Fatal Exception's Neil McAllister discusses
10 ways locked-down app store delivery models limit choice for developers -- and ultimately hurts users. The model, best known in the form of
Apple's notoriously finicky iPhone App Store, has established an entirely new relationship between software vendors and consumers, one some are calling 'curated computing,' a mode in which choice is constrained to deliver more relevant, less complex experiences. This model, deemed essential to the success of tablets, provides questionable value to developers, undermining their interests in a variety of ways. From disproportionate profit cuts, to curator veto powers, to poor security, fragmentation, and
hostility to free software, developers must sacrifice a lot to 'curated computing' to get their wares into the hands of end-users.
Member since:
2005-07-07
Exactly!
The only problematic part is the "single store only" artificial monopoly, all other points in the article are consequences of it.

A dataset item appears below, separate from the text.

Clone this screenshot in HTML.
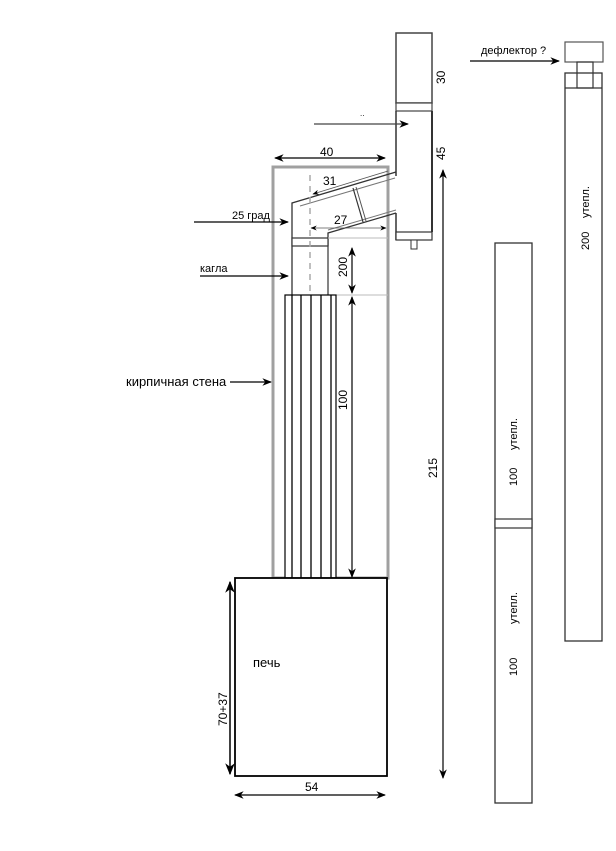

The article then goes on and even makes this initial mistake more worse by over genernalizing and only basing points on Apple's variant of an app store.
For example it claims that app stores are hostile to Free Software. This looks correct from an unprepared readers point of view because the assumption everywhere in the article is Apple's app store.
In reality this can be the other way around, e.g. Debian's app store.
Parent has this right: "curated" is not the problem, "one and only source" is.